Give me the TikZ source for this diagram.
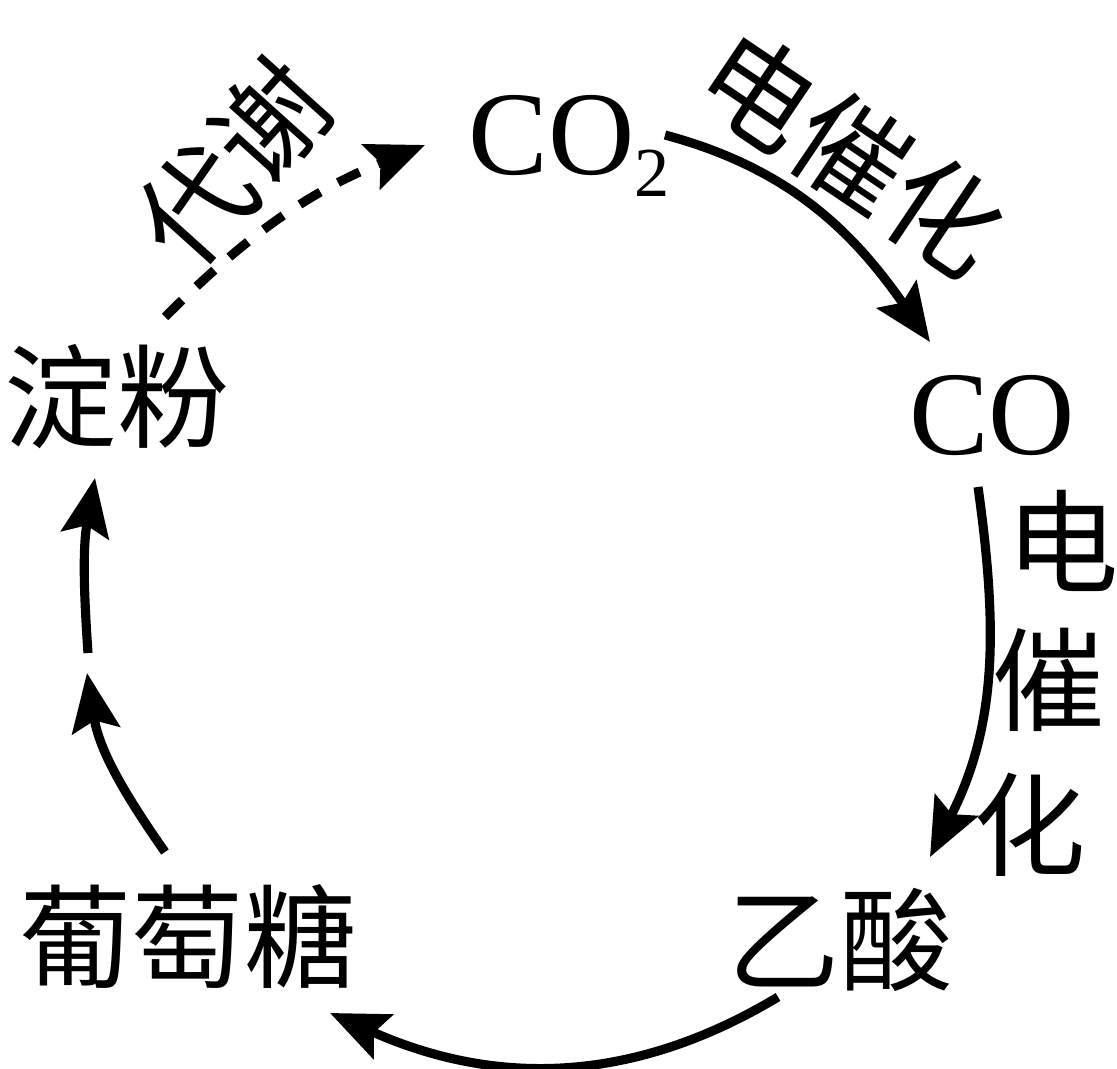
\documentclass[tikz,border=0pt]{standalone}
\usepackage{fontspec}
\setmainfont{Liberation Serif}
\newfontfamily\cjk{Noto Sans CJK SC}
\usetikzlibrary{arrows.meta}

\begin{document}
\begin{tikzpicture}[
    every node/.style={inner sep=0pt},
    latin/.style={font=\fontsize{34}{40}\selectfont},
    hanzi/.style={font=\cjk\fontsize{32}{38}\selectfont},
    reaction/.style={line width=2.6pt, -{Stealth[length=0.58cm, width=0.48cm, inset=0.1cm]}},
]

    \useasboundingbox (0,0) rectangle (11.17,-10.69);

    % Species round the cycle
    \node[latin, anchor=base west] (CO2) at (4.68,-1.75) {CO\raisebox{-6pt}{\fontsize{20}{24}\selectfont 2}};
    \node[latin, anchor=base] (CO) at (9.92,-4.55) {CO};
    \node[hanzi] (Acid) at (8.40,-9.40) {乙酸};
    \node[hanzi] (Glucose) at (1.88,-9.37) {葡萄糖};
    \node[hanzi] (Starch) at (1.17,-3.97) {淀粉};

    % Labels of the steps
    \node[hanzi, rotate=48] (Metab) at (2.33,-1.63) {代谢};
    \node[hanzi, rotate=-34] (Elec1) at (8.52,-1.53) {电催化};
    \node[hanzi] (Elec2_a) at (10.63,-5.41) {电};
    \node[hanzi] (Elec2_b) at (10.49,-6.80) {催};
    \node[hanzi] (Elec2_c) at (10.30,-8.25) {化};

    % Ends of the arrows
    \coordinate (Starch_out) at (1.65,-3.17);
    \coordinate (CO2_in) at (4.25,-1.45);
    \coordinate (CO2_out) at (6.65,-1.35);
    \coordinate (CO_in) at (9.30,-3.42);
    \coordinate (CO_out) at (9.78,-4.87);
    \coordinate (Acid_in) at (9.30,-8.57);
    \coordinate (Acid_out) at (7.78,-9.97);
    \coordinate (Glucose_in) at (3.30,-10.13);
    \coordinate (Glucose_out) at (1.65,-8.52);
    \coordinate (Mid_in) at (0.87,-6.73);
    \coordinate (Mid_out) at (0.88,-6.53);
    \coordinate (Starch_in) at (0.95,-4.78);

    % Dashed step: starch back to CO2
    \draw[reaction, dash pattern=on 0.24cm off 0.20cm] (Starch_out) to[out=45, in=-158] (CO2_in);

    % Electrocatalytic steps
    \draw[reaction] (CO2_out) to[out=-15, in=125] (CO_in);
    \draw[reaction] (CO_out) to[out=-82, in=63] (Acid_in);

    % Acid to glucose to starch
    \draw[reaction] (Acid_out) to[out=-149, in=-24] (Glucose_in);
    \draw[reaction] (Glucose_out) to[out=125, in=-81] (Mid_in);
    \draw[reaction] (Mid_out) to[out=94, in=-100] (Starch_in);

\end{tikzpicture}
\end{document}
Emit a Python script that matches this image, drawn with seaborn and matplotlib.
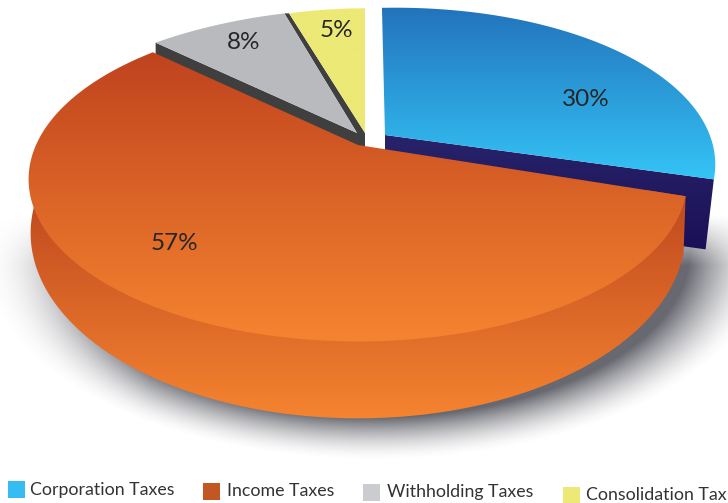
import numpy as np
import seaborn as sns
import matplotlib
matplotlib.use("Agg")
import matplotlib.pyplot as plt
from matplotlib.patches import Polygon, Rectangle

categories = ["Corporation Taxes", "Income Taxes", "Withholding Taxes", "Consolidation Tax"]
values = [30, 57, 8, 5]

sns.set_theme(style="white")
plt.rcParams["font.family"] = ["Lato", "DejaVu Sans"]

# perspective of the disc, one entry per slice
apex = [(385, 135), (358, 145), (357, 133), (365, 133)]
rx = [322, 322, 331, 295]
ry = [154, 155, 151, 151]
x_shear = [-0.024, 0, 0.105, 0]
y_shear = [0.02, 0, 0, 0]
persp = 0.211

top_cols = [["#2272ba", "#35c6f8"], ["#bf421e", "#f68530"], ["#b9babe", "#babbbf"], ["#ece976", "#ece976"]]
top_span = [(4, 184), (48, 346), (5, 140), (4, 140)]
label_pos = [(586, 99), (174, 244), (244, 42), (336, 30)]

swatch_cols = ["#35bdf3", "#c25724", "#cbcccf", "#ece976"]
swatch_pos = [(8, 481), (203, 483), (363, 484), (563, 487)]
legend_pos = [(30, 490), (227, 491), (387, 492), (586, 495)]

fig = plt.figure(figsize=(7.28, 5.03), dpi=100)
ax = fig.add_axes([0, 0, 1, 1])

wedges, _ = ax.pie(values, startangle=90, counterclock=False)
for w in wedges:
    w.set_visible(False)
ax.set_aspect("auto")


def project(theta, c, r, s, k=0.0, q=0.0, dy=0.0):
    u, v = np.cos(np.radians(theta)), np.sin(np.radians(theta))
    w = 1 + persp * v
    x, y = r * u / w, s * v / w
    return c[0] + x + k * y, c[1] + dy - (y + q * x)


def arc_points(i, a, b, n=200):
    t = np.linspace(a, b, n)
    return np.column_stack(project(t, apex[i], rx[i], ry[i], x_shear[i], y_shear[i]))


def fill(points, cols, span, z):
    patch = Polygon(points, closed=True, fc="none", ec="none", zorder=z)
    ax.add_patch(patch)
    cmap = sns.blend_palette(cols, as_cmap=True)
    im = ax.imshow(np.linspace(0, 1, 256)[:, None], cmap=cmap, aspect="auto",
                   extent=(0, 728, span[1], span[0]), zorder=z)
    im.set_clip_path(patch)


def slice_points(i):
    a, b = wedges[i].theta1, wedges[i].theta2
    return np.vstack([[apex[i]], arc_points(i, a, b)])


# soft shadow under the disc, fainter to the left and gone above the wall
yy, xx = np.mgrid[0:503, 0:728]
d = np.sqrt(((xx - 373) / 326.0) ** 2 + ((yy - 250) / 172.0) ** 2)
fade = 1 - np.clip((d - 0.97) / 0.25, 0, 1)
shadow = np.zeros((503, 728, 4))
shadow[..., :3] = matplotlib.colors.to_rgb("#5f6068")
shadow[..., 3] = 0.95 * fade ** 1.6 * np.clip((yy - 215) / 50.0, 0, 1) * np.clip(0.4 + (xx - 30) / 200.0, 0, 1)
ax.imshow(shadow, extent=(0, 728, 503, 0), aspect="auto", zorder=1)

# navy cut face of the pulled out slice
edge = arc_points(0, wedges[0].theta1, wedges[0].theta1, 1)[0]
ang = np.array(apex[0])
navy = [ang, edge, ang + (edge - ang) * [0.975, 1] + [0, 70], ang + [0, 70]]
fill(navy, ["#28246b", "#1a0f57"], (130, 255), 2)

# side wall of the big slice, from its cut edge round to the hidden back
t = np.linspace(wedges[1].theta1 + 23, wedges[1].theta2, 200)
tip = arc_points(1, wedges[1].theta2, wedges[1].theta2, 1)
low_edge = np.column_stack(project(t, apex[1], 320, 177, dy=49))
fill(np.vstack([[apex[1]], low_edge, tip]), ["#bf471f", "#f68530"], (190, 422), 3)

# blue slice
fill(slice_points(0), top_cols[0], top_span[0], 4)

# dark faces beside the grey slice
g_edge = arc_points(2, wedges[2].theta2, wedges[2].theta2, 1)[0]
face = [g_edge, apex[2], apex[3], np.array(apex[3]) + [0, 14],
        np.array(apex[2]) + [-4, 12], g_edge + [0, 12]]
ax.add_patch(Polygon(face, closed=True, fc="#3f3f3f", ec="none", zorder=5))
g_top = arc_points(2, wedges[2].theta1, wedges[2].theta1, 1)[0]
y_top = arc_points(3, wedges[3].theta2, wedges[3].theta2, 1)[0]
ax.add_patch(Polygon([g_top, apex[2], apex[3], y_top], closed=True, fc="#3f3f3f", ec="none", zorder=5))

fill(slice_points(2), top_cols[2], top_span[2], 6)
fill(slice_points(3), top_cols[3], top_span[3], 6)

# orange slice
fill(slice_points(1), top_cols[1], top_span[1], 8)

for v, (x, y) in zip(values, label_pos):
    ax.text(x, y, f"{v}%", fontsize=17.5, color="#262626", ha="center", va="center", zorder=10)

for name, col, (sx, sy), (tx, ty) in zip(categories, swatch_cols, swatch_pos, legend_pos):
    ax.add_patch(Rectangle((sx, sy), 17, 17, fc=col, ec="none", zorder=10))
    ax.text(tx, ty, name, fontsize=12.8, color="#333333", ha="left", va="center", zorder=10)

ax.set_xlim(0, 728)
ax.set_ylim(503, 0)
ax.axis("off")
fig.savefig("out.png", dpi=100)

──────────────────────────────

== Given problem ==
Hand back the exact lines from the start of the entries to the line with "(Elec2_c) at (10.30,-8.25)", both ends kept and pictures left out.

== Result for this task ==
Give me the TikZ source for this diagram.
\documentclass[tikz,border=0pt]{standalone}
\usepackage{fontspec}
\setmainfont{Liberation Serif}
\newfontfamily\cjk{Noto Sans CJK SC}
\usetikzlibrary{arrows.meta}

\begin{document}
\begin{tikzpicture}[
    every node/.style={inner sep=0pt},
    latin/.style={font=\fontsize{34}{40}\selectfont},
    hanzi/.style={font=\cjk\fontsize{32}{38}\selectfont},
    reaction/.style={line width=2.6pt, -{Stealth[length=0.58cm, width=0.48cm, inset=0.1cm]}},
]

    \useasboundingbox (0,0) rectangle (11.17,-10.69);

    % Species round the cycle
    \node[latin, anchor=base west] (CO2) at (4.68,-1.75) {CO\raisebox{-6pt}{\fontsize{20}{24}\selectfont 2}};
    \node[latin, anchor=base] (CO) at (9.92,-4.55) {CO};
    \node[hanzi] (Acid) at (8.40,-9.40) {乙酸};
    \node[hanzi] (Glucose) at (1.88,-9.37) {葡萄糖};
    \node[hanzi] (Starch) at (1.17,-3.97) {淀粉};

    % Labels of the steps
    \node[hanzi, rotate=48] (Metab) at (2.33,-1.63) {代谢};
    \node[hanzi, rotate=-34] (Elec1) at (8.52,-1.53) {电催化};
    \node[hanzi] (Elec2_a) at (10.63,-5.41) {电};
    \node[hanzi] (Elec2_b) at (10.49,-6.80) {催};
    \node[hanzi] (Elec2_c) at (10.30,-8.25) {化};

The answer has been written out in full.